Objective: All of the material should be reproduced exactly, with pictures left out.
----------
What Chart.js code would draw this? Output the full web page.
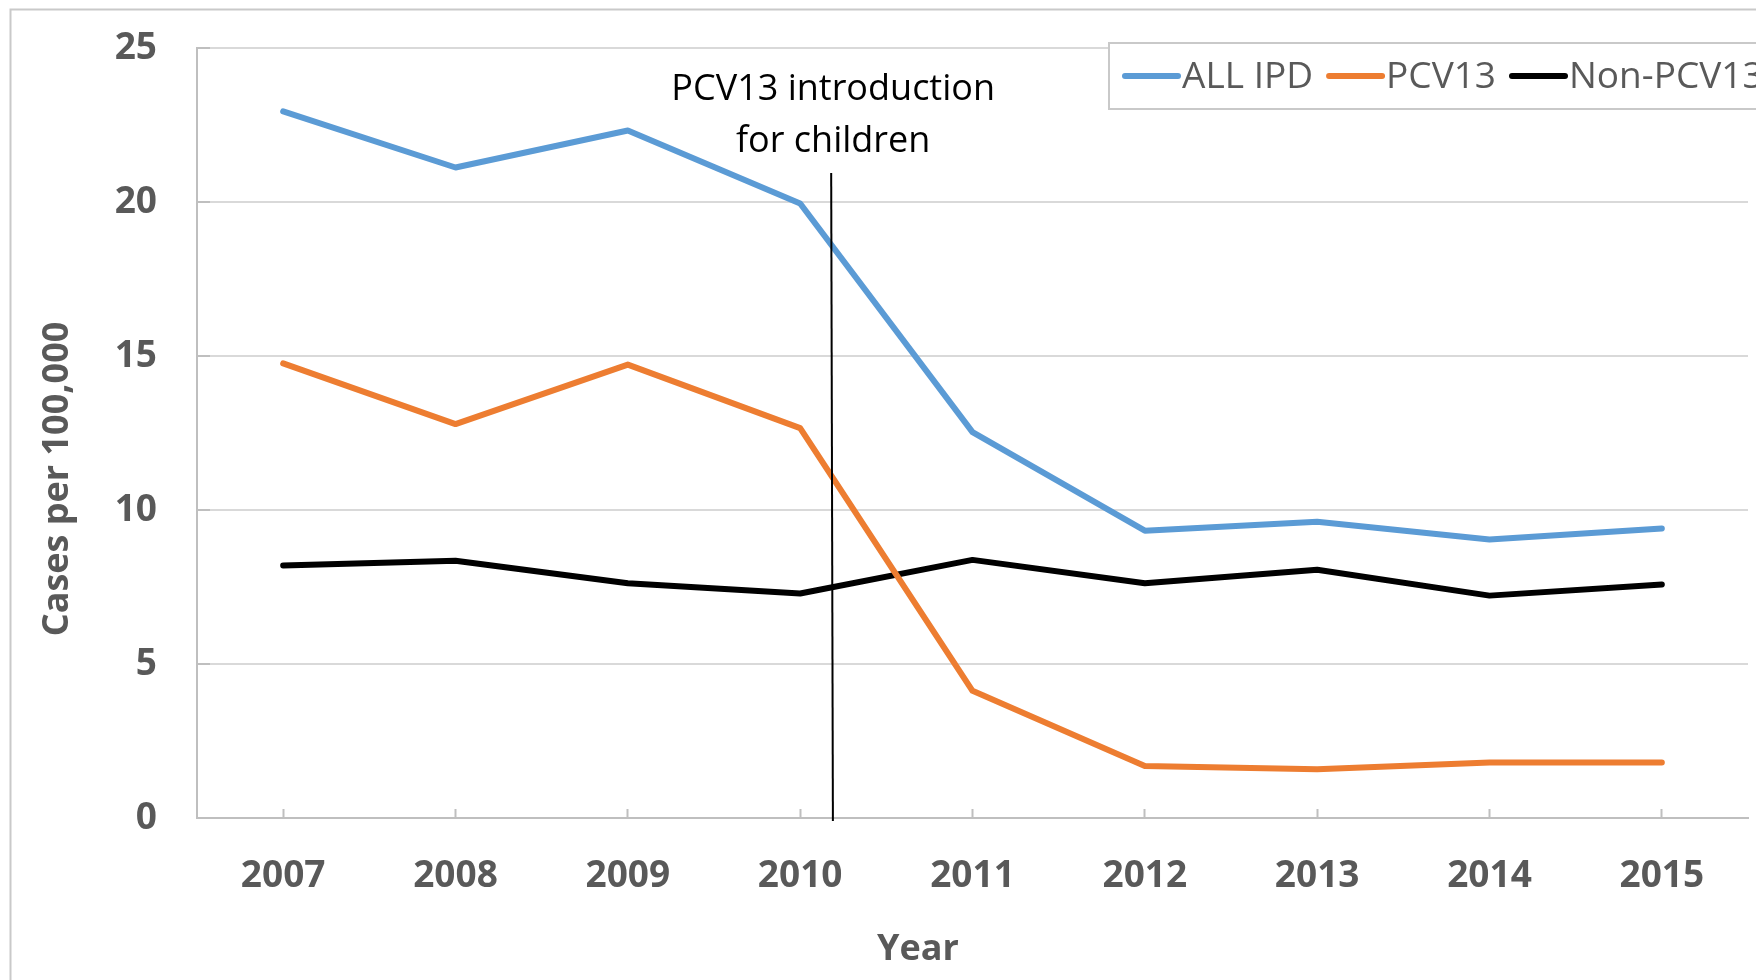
<!DOCTYPE html>
<html>
<head>
<meta charset="utf-8">
<script src="https://cdn.jsdelivr.net/npm/chart.js@4.4.1/dist/chart.umd.min.js"></script>
<style>
  html, body { margin: 0; padding: 0; background: #ffffff; overflow: hidden; }
  canvas { display: block; }
</style>
</head>
<body>
<canvas id="chart" width="1756" height="980"></canvas>
<script>
// ---------------- data ----------------
const years = ['2007', '2008', '2009', '2010', '2011', '2012', '2013', '2014', '2015'];
const allIPD = [22.94, 21.12, 22.32, 19.95, 12.53, 9.33, 9.62, 9.04, 9.40];
const pcv13 = [14.76, 12.79, 14.72, 12.66, 4.13, 1.69, 1.58, 1.80, 1.80];
const nonPCV13 = [8.20, 8.35, 7.62, 7.29, 8.38, 7.62, 8.06, 7.22, 7.58];
const seriesNames = ['ALL IPD', 'PCV13', 'Non-PCV13'];
const seriesColors = ['#5b9bd5', '#ed7d31', '#000000'];
const yTicks = [0, 5, 10, 15, 20, 25];
const xTitle = 'Year';
const yTitle = 'Cases per 100,000';
const introLabel = ['PCV13 introduction', 'for children'];
const introX = [3.18, 3.19];   // category position (top, bottom) of the marker line
const introY = [20.94, -0.1];  // value at top and bottom of the marker line

const FONT = "'Open Sans', 'Noto Sans', sans-serif";
const GRAY = '#595959';

const decor = {
  id: 'decor',
  beforeDraw(chart) {
    const { ctx, width, height } = chart;
    ctx.save();
    ctx.fillStyle = '#ffffff';
    ctx.fillRect(0, 0, width, height);
    ctx.strokeStyle = '#c9c9c9';
    ctx.lineWidth = 2;
    ctx.strokeRect(10.5, 9.5, width + 60, height + 60);
    ctx.restore();
  },
  afterDatasetsDraw(chart) {
    const { ctx, scales: { x, y } } = chart;
    ctx.save();
    // marker line
    const xt = x.getPixelForValue(introX[0]), yt = y.getPixelForValue(introY[0]);
    const xb = x.getPixelForValue(introX[1]), yb = y.getPixelForValue(introY[1]);
    ctx.strokeStyle = '#000000';
    ctx.lineWidth = 2;
    ctx.beginPath();
    ctx.moveTo(xt, yt);
    ctx.lineTo(xb, yb);
    ctx.stroke();
    // marker label
    ctx.fillStyle = '#000000';
    ctx.font = `36px ${FONT}`;
    ctx.textAlign = 'center';
    ctx.textBaseline = 'alphabetic';
    ctx.fillText(introLabel[0], xt + 2, yt - 73);
    ctx.fillText(introLabel[1], xt + 2, yt - 21);

    // axis titles
    ctx.fillStyle = GRAY;
    ctx.font = `bold 36px ${FONT}`;
    ctx.textAlign = 'center';
    ctx.fillText(xTitle, 918, 960);
    ctx.save();
    ctx.translate(68, 479);
    ctx.rotate(-Math.PI / 2);
    ctx.fillText(yTitle, 0, 0);
    ctx.restore();

    // legend
    const lx = 1109, ly = 43, lh = 66;
    ctx.fillStyle = '#ffffff';
    ctx.fillRect(lx, ly, 900, lh);
    ctx.strokeStyle = '#c9c9c9';
    ctx.lineWidth = 2;
    ctx.strokeRect(lx, ly, 900, lh);
    ctx.font = `37px ${FONT}`;
    ctx.textAlign = 'left';
    let cx = lx + 16;
    const cy = ly + 33;
    chart.data.datasets.forEach(ds => {
      ctx.strokeStyle = ds.borderColor;
      ctx.lineWidth = 6;
      ctx.lineCap = 'round';
      ctx.beginPath();
      ctx.moveTo(cx, cy);
      ctx.lineTo(cx + 53, cy);
      ctx.stroke();
      cx += 53 + 4;
      ctx.fillStyle = GRAY;
      ctx.fillText(ds.label, cx, ly + 45);
      cx += ctx.measureText(ds.label).width + 16;
    });
    ctx.restore();
  }
};

const mkDs = (i, data) => ({
  label: seriesNames[i],
  data: data,
  borderColor: seriesColors[i],
  backgroundColor: seriesColors[i],
  borderWidth: 6,
  pointRadius: 0,
  pointHoverRadius: 0,
  tension: 0,
  fill: false,
  borderCapStyle: 'round',
  borderJoinStyle: 'round'
});

new Chart(document.getElementById('chart'), {
  type: 'line',
  data: {
    labels: years,
    datasets: [mkDs(0, allIPD), mkDs(1, pcv13), mkDs(2, nonPCV13)]
  },
  options: {
    responsive: false,
    animation: false,
    devicePixelRatio: 1,
    layout: { padding: { top: 48, right: 8, left: 0, bottom: 0 } },
    plugins: {
      legend: { display: false },
      tooltip: { enabled: false }
    },
    scales: {
      x: {
        offset: true,
        afterFit: s => { s.height = 162; },
        grid: {
          drawOnChartArea: false,
          offset: false,
          tickLength: -9,
          tickColor: '#bfbfbf',
          tickWidth: 2
        },
        border: { color: '#bfbfbf', width: 2 },
        ticks: {
          color: GRAY,
          padding: 45,
          maxRotation: 0,
          font: { family: FONT, size: 37, weight: 'bold' }
        }
      },
      y: {
        min: 0,
        max: 25,
        afterFit: s => { s.width = 197; s.paddingTop = 0; s.paddingBottom = 0; },
        afterBuildTicks: s => { s.ticks = yTicks.map(v => ({ value: v })); },
        grid: {
          color: '#d9d9d9',
          lineWidth: 2,
          tickLength: -13,
          tickColor: '#bfbfbf',
          tickWidth: 2
        },
        border: { color: '#bfbfbf', width: 2 },
        ticks: {
          color: GRAY,
          padding: 53,
          font: { family: FONT, size: 37, weight: 'bold' }
        }
      }
    }
  },
  plugins: [decor]
});
</script>
</body>
</html>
----------
Answer to this problem:
What Chart.js code would draw this? Output the full web page.
<!DOCTYPE html>
<html>
<head>
<meta charset="utf-8">
<script src="https://cdn.jsdelivr.net/npm/chart.js@4.4.1/dist/chart.umd.min.js"></script>
<style>
  html, body { margin: 0; padding: 0; background: #ffffff; overflow: hidden; }
  canvas { display: block; }
</style>
</head>
<body>
<canvas id="chart" width="1756" height="980"></canvas>
<script>
// ---------------- data ----------------
const years = ['2007', '2008', '2009', '2010', '2011', '2012', '2013', '2014', '2015'];
const allIPD = [22.94, 21.12, 22.32, 19.95, 12.53, 9.33, 9.62, 9.04, 9.40];
const pcv13 = [14.76, 12.79, 14.72, 12.66, 4.13, 1.69, 1.58, 1.80, 1.80];
const nonPCV13 = [8.20, 8.35, 7.62, 7.29, 8.38, 7.62, 8.06, 7.22, 7.58];
const seriesNames = ['ALL IPD', 'PCV13', 'Non-PCV13'];
const seriesColors = ['#5b9bd5', '#ed7d31', '#000000'];
const yTicks = [0, 5, 10, 15, 20, 25];
const xTitle = 'Year';
const yTitle = 'Cases per 100,000';
const introLabel = ['PCV13 introduction', 'for children'];
const introX = [3.18, 3.19];   // category position (top, bottom) of the marker line
const introY = [20.94, -0.1];  // value at top and bottom of the marker line

const FONT = "'Open Sans', 'Noto Sans', sans-serif";
const GRAY = '#595959';

const decor = {
  id: 'decor',
  beforeDraw(chart) {
    const { ctx, width, height } = chart;
    ctx.save();
    ctx.fillStyle = '#ffffff';
    ctx.fillRect(0, 0, width, height);
    ctx.strokeStyle = '#c9c9c9';
    ctx.lineWidth = 2;
    ctx.strokeRect(10.5, 9.5, width + 60, height + 60);
    ctx.restore();
  },
  afterDatasetsDraw(chart) {
    const { ctx, scales: { x, y } } = chart;
    ctx.save();
    // marker line
    const xt = x.getPixelForValue(introX[0]), yt = y.getPixelForValue(introY[0]);
    const xb = x.getPixelForValue(introX[1]), yb = y.getPixelForValue(introY[1]);
    ctx.strokeStyle = '#000000';
    ctx.lineWidth = 2;
    ctx.beginPath();
    ctx.moveTo(xt, yt);
    ctx.lineTo(xb, yb);
    ctx.stroke();
    // marker label
    ctx.fillStyle = '#000000';
    ctx.font = `36px ${FONT}`;
    ctx.textAlign = 'center';
    ctx.textBaseline = 'alphabetic';
    ctx.fillText(introLabel[0], xt + 2, yt - 73);
    ctx.fillText(introLabel[1], xt + 2, yt - 21);

    // axis titles
    ctx.fillStyle = GRAY;
    ctx.font = `bold 36px ${FONT}`;
    ctx.textAlign = 'center';
    ctx.fillText(xTitle, 918, 960);
    ctx.save();
    ctx.translate(68, 479);
    ctx.rotate(-Math.PI / 2);
    ctx.fillText(yTitle, 0, 0);
    ctx.restore();

    // legend
    const lx = 1109, ly = 43, lh = 66;
    ctx.fillStyle = '#ffffff';
    ctx.fillRect(lx, ly, 900, lh);
    ctx.strokeStyle = '#c9c9c9';
    ctx.lineWidth = 2;
    ctx.strokeRect(lx, ly, 900, lh);
    ctx.font = `37px ${FONT}`;
    ctx.textAlign = 'left';
    let cx = lx + 16;
    const cy = ly + 33;
    chart.data.datasets.forEach(ds => {
      ctx.strokeStyle = ds.borderColor;
      ctx.lineWidth = 6;
      ctx.lineCap = 'round';
      ctx.beginPath();
      ctx.moveTo(cx, cy);
      ctx.lineTo(cx + 53, cy);
      ctx.stroke();
      cx += 53 + 4;
      ctx.fillStyle = GRAY;
      ctx.fillText(ds.label, cx, ly + 45);
      cx += ctx.measureText(ds.label).width + 16;
    });
    ctx.restore();
  }
};

const mkDs = (i, data) => ({
  label: seriesNames[i],
  data: data,
  borderColor: seriesColors[i],
  backgroundColor: seriesColors[i],
  borderWidth: 6,
  pointRadius: 0,
  pointHoverRadius: 0,
  tension: 0,
  fill: false,
  borderCapStyle: 'round',
  borderJoinStyle: 'round'
});

new Chart(document.getElementById('chart'), {
  type: 'line',
  data: {
    labels: years,
    datasets: [mkDs(0, allIPD), mkDs(1, pcv13), mkDs(2, nonPCV13)]
  },
  options: {
    responsive: false,
    animation: false,
    devicePixelRatio: 1,
    layout: { padding: { top: 48, right: 8, left: 0, bottom: 0 } },
    plugins: {
      legend: { display: false },
      tooltip: { enabled: false }
    },
    scales: {
      x: {
        offset: true,
        afterFit: s => { s.height = 162; },
        grid: {
          drawOnChartArea: false,
          offset: false,
          tickLength: -9,
          tickColor: '#bfbfbf',
          tickWidth: 2
        },
        border: { color: '#bfbfbf', width: 2 },
        ticks: {
          color: GRAY,
          padding: 45,
          maxRotation: 0,
          font: { family: FONT, size: 37, weight: 'bold' }
        }
      },
      y: {
        min: 0,
        max: 25,
        afterFit: s => { s.width = 197; s.paddingTop = 0; s.paddingBottom = 0; },
        afterBuildTicks: s => { s.ticks = yTicks.map(v => ({ value: v })); },
        grid: {
          color: '#d9d9d9',
          lineWidth: 2,
          tickLength: -13,
          tickColor: '#bfbfbf',
          tickWidth: 2
        },
        border: { color: '#bfbfbf', width: 2 },
        ticks: {
          color: GRAY,
          padding: 53,
          font: { family: FONT, size: 37, weight: 'bold' }
        }
      }
    }
  },
  plugins: [decor]
});
</script>
</body>
</html>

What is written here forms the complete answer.